Wenn ich den USB-Stick nun über das Verlängerungskabel anschließe, funktioniert er nicht. Es leuchtet das kleine Lämpchen nicht, er findet keine verfügbaren Netzwerke oder es kommt die Meldung, dass "ein USB-Gerät" nicht erkannt wird. Eine erneute Installation des Sticks hat nichts gebracht. Da allerdings sowohl mein USB-Speicherstick als auch meine Digitalkamera über das Verlängerungskabel funktionieren (zwar erscheint die Meldung, dass ein Hochgeschwindigkeits-USB-Gerät an enen Nicht-Hochgeschwindigkeits-USB-Hub angeschlossen wurde, aber es funktioniert), kann es ja auch nicht defekt sein. Kurz: der WLAN Stick funktioniert alleine, das Kabel auch, aber die beiden zusammen nicht.

Woran könnte das denn liegen? Weiß jemand Rat? 

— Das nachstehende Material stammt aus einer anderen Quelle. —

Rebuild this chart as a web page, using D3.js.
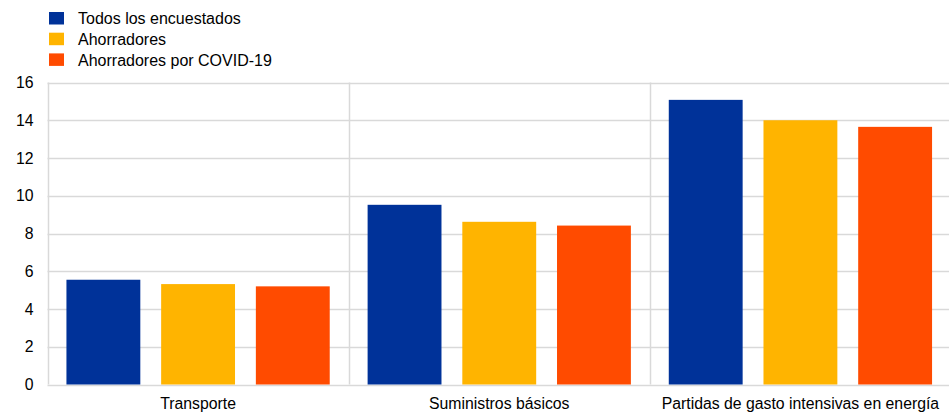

Vielen Dank schon mal im Voraus und sorry, falls ich im falschen Unterforum bin...


----------



## PC Heini (10. Januar 2008)

Das könnte, um es vorsichtig auszudrücken, an einem zu langen und schlecht abgeschirmten Kabel liegen.
Auf die Schnelle kommt mir nichts gescheiteres in den Sinn.


----------



## maza (10. Januar 2008)

Also ich hatte das gleiche Problem auch schon mal.. keine Ahnung, aber mit Kabel gings bei mir auch nicht... Und der Stick schaut immer so aus als würd er gleich rausfallen 
Des scho ok^^


----------



## PC Heini (10. Januar 2008)

Das könnte, um es vorsichtig auszudrücken, an einem zu langen und schlecht abgeschirmten Kabel liegen.
Probier auch mal an einem Aktiv USB Verteiler, der liefert auf jeden Fall genug Power.
Auf die Schnelle kommt mir nichts gescheiteres in den Sinn.


----------



## darkframe (10. Januar 2008)

luny hat gesagt.:


> Kurz: der WLAN Stick funktioniert alleine, das Kabel auch, aber die beiden zusammen nicht.
> 
> Woran könnte das denn liegen? Weiß jemand Rat?


Hi,

eventuell liegt es an der Art des Kabels. Sollte ich nicht völlig daneben liegen, ist es nämlich wichtig, dass Du eine sogenannte "aktive" USB-Verlängerung verwendest, weil erst damit der WLAN-Stick auch mit Spannung versorgt wird. Bei einfachen "passiven" Verlängerungen ist das nicht der Fall.

Wenn Du nach "USB-Verlängerung aktiv" googelst, erhältst Du jede Menge Angebote.


----------



## luny (11. Januar 2008)

Vielen Dank für Eure Hilfe!

Dann werde ich mal nach einem "aktiven" Kabel suchen. Das hört sich für mich plausibel an, ich versuch das mal


----------